Diversifying embassy workforces will also help. Roughly 60 percent of senior leadership positions in the U.S. State Department, the U.K. Foreign & Commonwealth Office, and Australia’s Department of Foreign Affairs and Trade are held by men. This imbalance limits a nation’s understanding of and engagement with a foreign culture as a whole. Diplomats from a broader spectrum of backgrounds will be able to interact with more diverse segments of society.

Embassies also need to strike a better balance between security concerns and the ability of diplomats to do their job. This is a formidable issue and the consequences of neglecting it are extremely serious, as the deaths of Ambassador Christopher Stevens and others at the U.S. embassy in Benghazi have shown.

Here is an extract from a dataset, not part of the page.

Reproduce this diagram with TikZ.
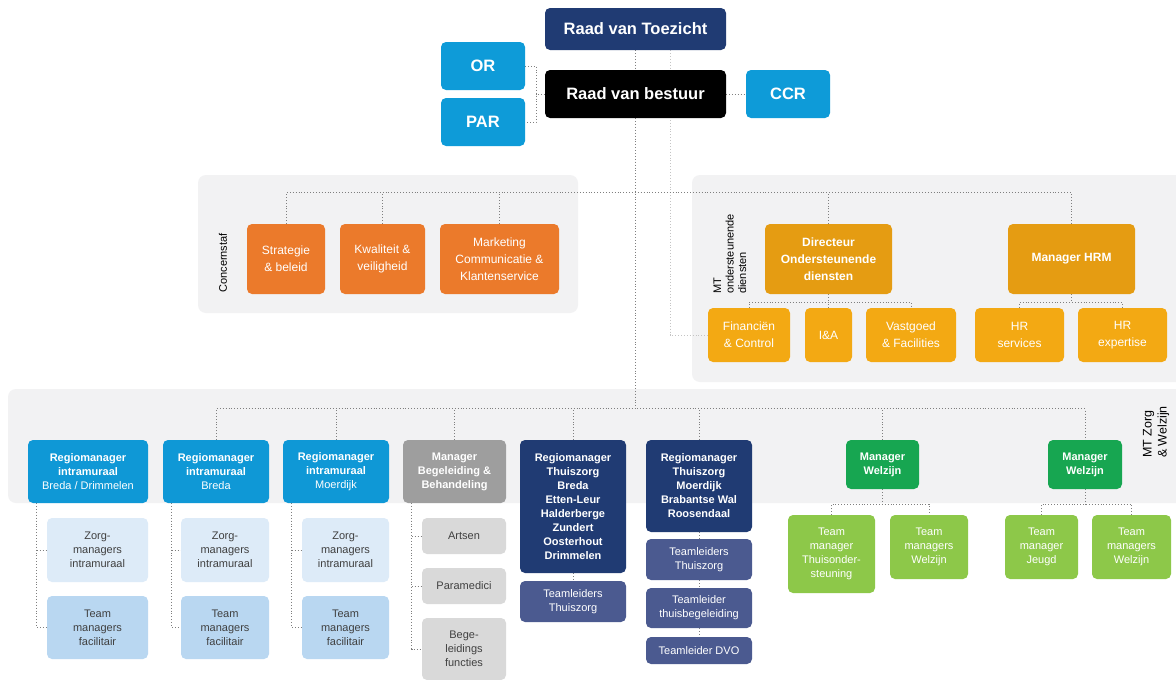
\documentclass[tikz,border=0pt]{standalone}
\usepackage{fontspec}
\setmainfont{Liberation Sans}
\usetikzlibrary{calc}
\definecolor{navy}{HTML}{203B73}
\definecolor{cyanb}{HTML}{0E9BD8}
\definecolor{orng}{HTML}{EB7A2B}
\definecolor{goldD}{HTML}{E59C12}
\definecolor{goldL}{HTML}{F3A913}
\definecolor{blueR}{HTML}{0F98D6}
\definecolor{lblueA}{HTML}{DDEBF8}
\definecolor{lblueB}{HTML}{B9D7F1}
\definecolor{grayM}{HTML}{9E9E9E}
\definecolor{grayL}{HTML}{D9D9D9}
\definecolor{navyL}{HTML}{4B5A90}
\definecolor{greenD}{HTML}{17A651}
\definecolor{greenL}{HTML}{8DC849}
\definecolor{panelc}{HTML}{F2F2F3}
\definecolor{dotc}{HTML}{7F7F7F}
\definecolor{dotl}{HTML}{C4C4C4}
\definecolor{textd}{HTML}{404040}
\pgfdeclarelayer{panel}
\pgfdeclarelayer{lines}
\pgfsetlayers{panel,lines,main}
\tikzset{
  base/.style={rounded corners=5pt, inner sep=0pt, align=center, text=white},
  sz/.style 2 args={minimum width=#1, minimum height=#2},
  tb/.style={font=\bfseries\fontsize{16.5}{20}\selectfont},
  mid/.style={font=\fontsize{12}{17}\selectfont},
  midb/.style={font=\bfseries\fontsize{12}{17}\selectfont},
  low/.style={font=\fontsize{11}{14}\selectfont},
  lowb/.style={font=\bfseries\fontsize{11}{14}\selectfont},
  sub/.style={base, low, text=textd},
  conn/.style={draw=dotc, line width=0.9pt, dash pattern=on 0.9pt off 2pt},
  connl/.style={draw=dotl, line width=0.9pt, dash pattern=on 0.9pt off 2pt},
  lbl/.style={rotate=90, align=left, text=black, inner sep=0pt},
}
\begin{document}
\begin{tikzpicture}[x=1pt,y=-1pt]
\useasboundingbox (0,0) rectangle (1176,680);
\begin{pgfonlayer}{panel}
\fill[white] (0,0) rectangle (1176,680);
\fill[panelc, rounded corners=8pt] (198,175) rectangle (578,313);
\fill[panelc, rounded corners=8pt] (692,175) rectangle (1192,382);
\fill[panelc, rounded corners=8pt] (8,389) rectangle (1192,503);
\end{pgfonlayer}

% top
\node[base,tb,fill=navy,sz={181}{42}] (rvt) at (635.5,29) {Raad van Toezicht};
\node[base,tb,fill=black,sz={181}{48}] (rvb) at (635.5,94) {Raad van bestuur};
\node[base,tb,fill=cyanb,sz={84}{48}] (or) at (483,66) {OR};
\node[base,tb,fill=cyanb,sz={84}{48}] (par) at (483,122) {PAR};
\node[base,tb,fill=cyanb,sz={84}{48}] (ccr) at (788,94) {CCR};

% concernstaf
\node[base,mid,fill=orng,sz={78}{70}] (strat) at (286,259) {Strategie\\\& beleid};
\node[base,mid,fill=orng,sz={85}{70}] (kwal) at (382.5,259) {Kwaliteit \&\\veiligheid};
\node[base,mid,fill=orng,sz={119}{70}] (mark) at (499.5,259) {Marketing\\Communicatie \&\\Klantenservice};

% ondersteunende diensten
\node[base,midb,fill=goldD,sz={127}{70}] (dir) at (828.5,259) {Directeur\\Ondersteunende\\diensten};
\node[base,midb,fill=goldD,sz={127}{70}] (hrm) at (1071.5,259) {Manager HRM};
\node[base,mid,fill=goldL,sz={82}{54}] (fin) at (749,335) {Financiën\\\& Control};
\node[base,mid,fill=goldL,sz={47}{54}] (ia) at (828.5,335) {I\&A};
\node[base,mid,fill=goldL,sz={90}{54}] (vast) at (911,335) {Vastgoed\\\& Facilities};
\node[base,mid,fill=goldL,sz={89}{54}] (hrs) at (1019.5,335) {HR\\services};
\node[base,mid,fill=goldL,sz={89}{54}] (hre) at (1122.5,335) {HR\\expertise};

% zorg & welzijn
\node[base,low,fill=blueR,sz={120}{63}] (rm1) at (88,471.5) {\textbf{Regiomanager}\\\textbf{intramuraal}\\Breda / Drimmelen};
\node[base,low,fill=blueR,sz={106}{63}] (rm2) at (216,471.5) {\textbf{Regiomanager}\\\textbf{intramuraal}\\Breda};
\node[base,low,fill=blueR,sz={106}{63}] (rm3) at (336,471.5) {\textbf{Regiomanager}\\\textbf{intramuraal}\\Moerdijk};
\node[sub,fill=lblueA,sz={101}{64}] (zm1) at (97.5,550) {Zorg-\\managers\\intramuraal};
\node[sub,fill=lblueB,sz={101}{63}] (tm1) at (97.5,627.5) {Team\\managers\\facilitair};
\node[sub,fill=lblueA,sz={88}{64}] (zm2) at (225,550) {Zorg-\\managers\\intramuraal};
\node[sub,fill=lblueB,sz={88}{63}] (tm2) at (225,627.5) {Team\\managers\\facilitair};
\node[sub,fill=lblueA,sz={87}{64}] (zm3) at (345.5,550) {Zorg-\\managers\\intramuraal};
\node[sub,fill=lblueB,sz={87}{63}] (tm3) at (345.5,627.5) {Team\\managers\\facilitair};

\node[base,lowb,fill=grayM,sz={103}{63}] (mbb) at (454.5,471.5) {Manager\\Begeleiding \&\\Behandeling};
\node[sub,fill=grayL,sz={84}{36}] (arts) at (464,536) {Artsen};
\node[sub,fill=grayL,sz={84}{36}] (para) at (464,586) {Paramedici};
\node[sub,fill=grayL,sz={84}{62}] (bege) at (464,649) {Bege-\\leidings\\functies};

\node[base,lowb,fill=navy,sz={106}{133}] (rtb) at (573,506.5) {Regiomanager\\Thuiszorg\\Breda\\Etten-Leur\\Halderberge\\Zundert\\Oosterhout\\Drimmelen};
\node[base,low,fill=navyL,sz={106}{41}] (tlb) at (573,601.5) {Teamleiders\\Thuiszorg};
\node[base,lowb,fill=navy,sz={106}{92}] (rtm) at (699,486) {Regiomanager\\Thuiszorg\\Moerdijk\\Brabantse Wal\\Roosendaal};
\node[base,low,fill=navyL,sz={106}{41}] (tlm1) at (699,559.5) {Teamleiders\\Thuiszorg};
\node[base,low,fill=navyL,sz={106}{40}] (tlm2) at (699,608) {Teamleider\\thuisbegeleiding};
\node[base,low,fill=navyL,sz={106}{27}] (tlm3) at (699,650.5) {Teamleider DVO};

\node[base,lowb,fill=greenD,sz={73}{49}] (mw1) at (882.5,464.5) {Manager\\Welzijn};
\node[base,lowb,fill=greenD,sz={74}{49}] (mw2) at (1085,464.5) {Manager\\Welzijn};
\node[base,low,fill=greenL,sz={87}{78}] (tw1) at (831.5,554) {Team\\manager\\Thuisonder-\\steuning};
\node[base,low,fill=greenL,sz={78}{64}] (tw2) at (929,547) {Team\\managers\\Welzijn};
\node[base,low,fill=greenL,sz={73}{64}] (tw3) at (1041.5,547) {Team\\manager\\Jeugd};
\node[base,low,fill=greenL,sz={79}{64}] (tw4) at (1131.5,547) {Team\\managers\\Welzijn};

% labels
\node[lbl,font=\fontsize{11}{13}\selectfont] (lc) at (223,263) {Concernstaf};
\node[lbl,font=\fontsize{11}{12.5}\selectfont] (lo) at (730,254) {MT\\ondersteunende\\diensten};
\node[lbl,font=\fontsize{12.5}{15}\selectfont] (lz) at (1156,432) {MT Zorg\\\& Welzijn};

% connectors
\begin{pgfonlayer}{lines}
\draw[connl] ([xshift=34.5pt]rvt.south) |- (fin.west);
\draw[conn] (rvt.south) -- (rvb.north);
\draw[conn] (or.east) -- ++(11,0) |- (par.east);
\draw[conn] (rvb.west) -- ++(-9,0);
\draw[conn] (rvb.east) -- (ccr.west);

\coordinate (hz) at ($(rm2.north)+(0,-31)$);
\draw[conn] (rvb.south) -- (rvb.south |- hz);
\draw[conn] (rm2.north) -- (rm2.north |- hz) -- (mw2.north |- hz) -- (mw2.north);
\foreach \n in {rm3,mbb,rtb,rtm,mw1} \draw[conn] (\n.north) -- (\n.north |- hz);

\coordinate (hc) at ($(strat.north)+(0,-31)$);
\draw[conn] (strat.north) -- (strat.north |- hc) -- (hrm.north |- hc) -- (hrm.north);
\foreach \n in {kwal,mark,dir} \draw[conn] (\n.north) -- (\n.north |- hc);

\coordinate (dj) at ($(dir.south)+(0,8)$);
\draw[conn] (dir.south) -- (dj);
\draw[conn] (fin.north) -- (fin.north |- dj) -- (vast.north |- dj) -- (vast.north);
\draw[conn] (ia.north) -- (ia.north |- dj);
\coordinate (hj) at ($(hrm.south)+(0,8)$);
\draw[conn] (hrm.south) -- (hj);
\draw[conn] (hrs.north) -- (hrs.north |- hj) -- (hre.north |- hj) -- (hre.north);

\foreach \i in {1,2,3} {
  \coordinate (v\i) at ([xshift=9pt]rm\i.south west);
  \draw[conn] (v\i) |- (tm\i.west);
  \draw[conn] (v\i |- zm\i.west) -- (zm\i.west);
}
\coordinate (vb) at ([xshift=9pt]mbb.south west);
\draw[conn] (vb) |- (bege.west);
\draw[conn] (vb |- arts.west) -- (arts.west);
\draw[conn] (vb |- para.west) -- (para.west);

\draw[conn] (rtb.south) -- (tlb.north);
\draw[conn] (rtm.south) -- (tlm1.north);
\draw[conn] (tlm1.south) -- (tlm2.north);
\draw[conn] (tlm2.south) -- (tlm3.north);

\coordinate (g1) at ($(mw1.south)+(0,15)$);
\draw[conn] (mw1.south) -- (g1);
\draw[conn] (tw1.north) -- (tw1.north |- g1) -- (tw2.north |- g1) -- (tw2.north);
\coordinate (g2) at ($(mw2.south)+(0,15)$);
\draw[conn] (mw2.south) -- (g2);
\draw[conn] (tw3.north) -- (tw3.north |- g2) -- (tw4.north |- g2) -- (tw4.north);
\end{pgfonlayer}
\end{tikzpicture}
\end{document}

But if embassies respond to security threats by cutting themselves off from the societies in which they operate, they might as well turn off the lights and go home. Harnessing new technologies, particularly social media, can help alleviate the impact of cumbersome security restrictions, although it’s a poor substitute for building strong personal connections with locals. Some embassies and diplomats are well versed on this, but they are the exception rather than the rule.

Without embassies, building and maintaining useful relationships with other countries would be much harder. There would be no dedicated agency establishing high-level relationships with foreign governments, garnering crucial knowledge about foreign institutions and legislative regimes, or smoothing the path for citizens and businesses in foreign markets. There would be no diplomats to understand local conditions and identify key players. There would be no consular experts trained to help their nationals in distress. Without embassies, crisis response, which relies on established relations with local authorities, would be less effective.

These are among the many reasons why most nations still see the value in having embassies. But whether their numbers dwindle further in the next decade will depend to a large extent on whether embassies can become more nimble and adapt to an increasingly fluid global environment. For a centuries-old institution, that’s not going to be easy.

1 comment:

alex poor defence said...

60 % of the top positions are held by men - that doesn't strike me as being a particularly large imbalance as suggested by the author. What exactly is his point?